Esto es la cultura del esfuerzo.  Eso que construimos alrededor nuestro como espacio de confort en el que crecer, aprender y desarrollarnos como personas, abandonando el estatus de consumidores y recuperando el de seres humanos.  Porque la televisión, la radio o los grandes periódicos no van a construir una ideología que no le interese al sistema que te envuelve y, por lo tanto, no te va a dar ninguna clave para alcanzar la libertad y el bienestar que mereces.  Siempre hay que ir un paso más allá y buscar entre la cultura no subvencionada, entre el pensamiento no patrocinado, porque allí, está la esencia de la libertad.  Después, claro está, cada una de nosotras debemos filtrar esa esencia y construir nuestro pensamiento con la ayuda de las personas de nuestro pueblo, nuestro barrio, en definitiva, de nuestro entorno.  Dejar a los oradores mediáticos en la estacada, solos, aullándole a la luna.  Al fin y al cabo, no nos necesitan para nada.  No son más que estómagos agradecidos que ya reciben su diezmo sin nuestra participación.

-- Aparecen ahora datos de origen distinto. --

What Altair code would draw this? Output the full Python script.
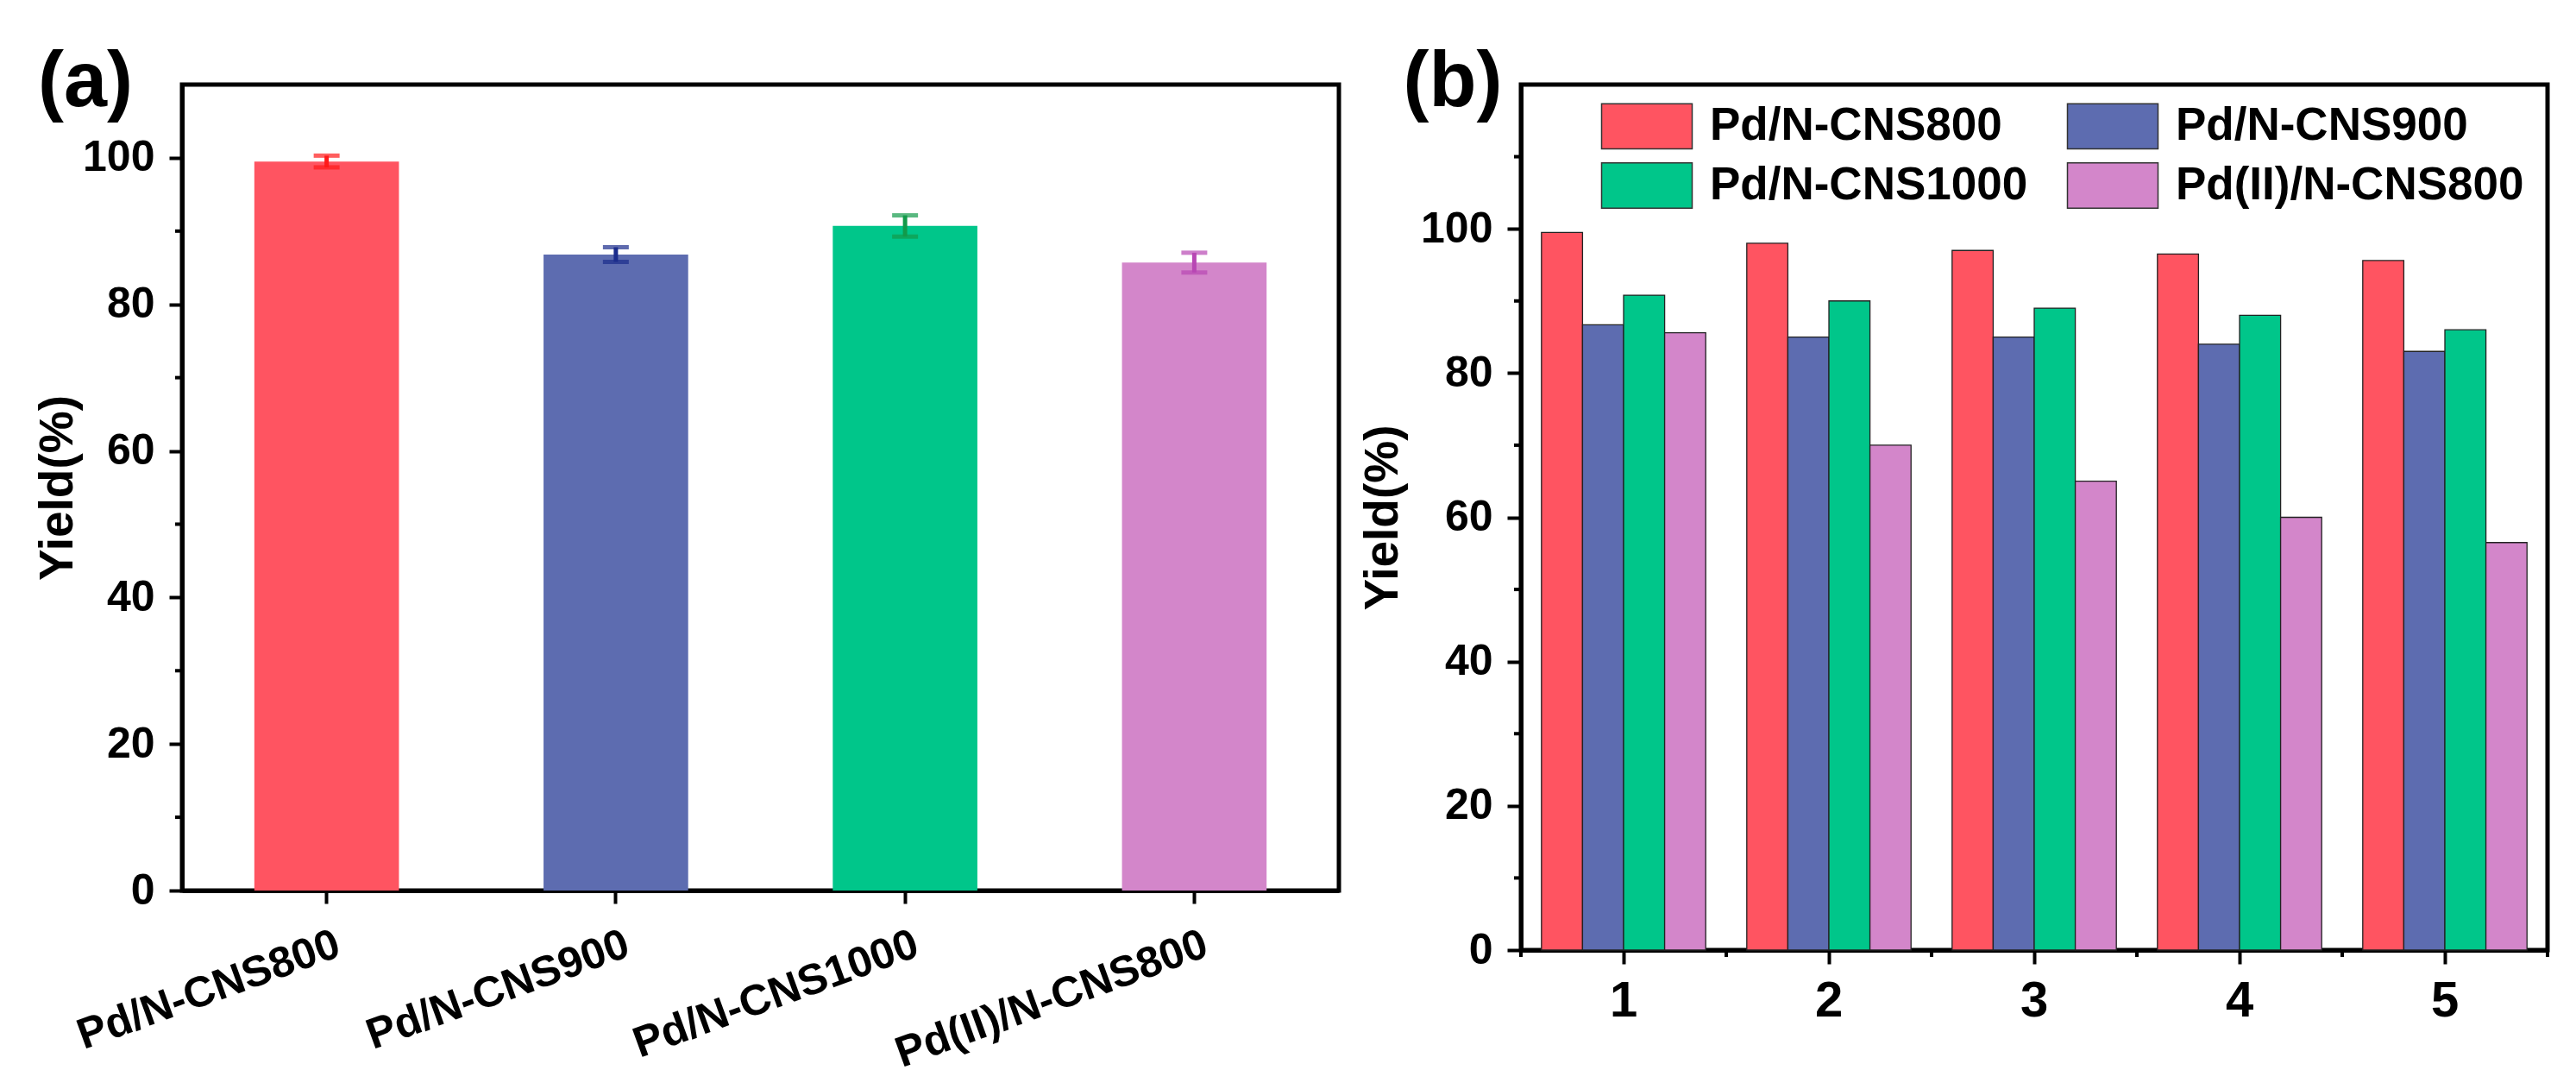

Creo que esta es la clave para que no venga cualquier descerebrado a vendernos un discurso absolutamente incoherente cargado de odio.  El amor es lo que debe ser nuestro principio fundamental y los slogans solo te van a transformar en un loro capacitado para repetir frases sueltas, pero incapaz de construir un argumento mínimamente coherente, porque quien te ha vendido la moto así lo quiere.  Horrorízate si te descubres repitiendo la última ocurrencia que has escuchado en la radio o en la tele.  Sonrójate si te descubres plagiando argumentos sin citar la fuente.  Plantéate que, tal vez, no estás plagiando sino repitiendo aquello que quieren que repitas.

La cultura del esfuerzo, creo, sinceramente, que va de esto, no de enriquecernos o tener lo que llaman buenos trabajos.  La cultura del esfuerzo es el esfuerzo que somos capaces de desarrollar de manera colectiva para crecer en lo personal, sea pensando o aprendiendo determinas habilidades que no tienen porque derivar en un beneficio económico, sino que estarán orientadas a un beneficio personal que acabará siendo colectivo y que puede llegar a extenderse de tal manera que acabe transformando el mundo.  Primero el mundo que te rodea y, poco a poco, alcanzará la dimensión suficiente como para derivar en una sociedad mejor, más igualitaria, más libre y sin opresores ni oprimidos.  Puede parecer pretencioso, pero si somos capaces de recuperar la vida colectiva seremos capaces de construir la sociedad que queramos colectivamente.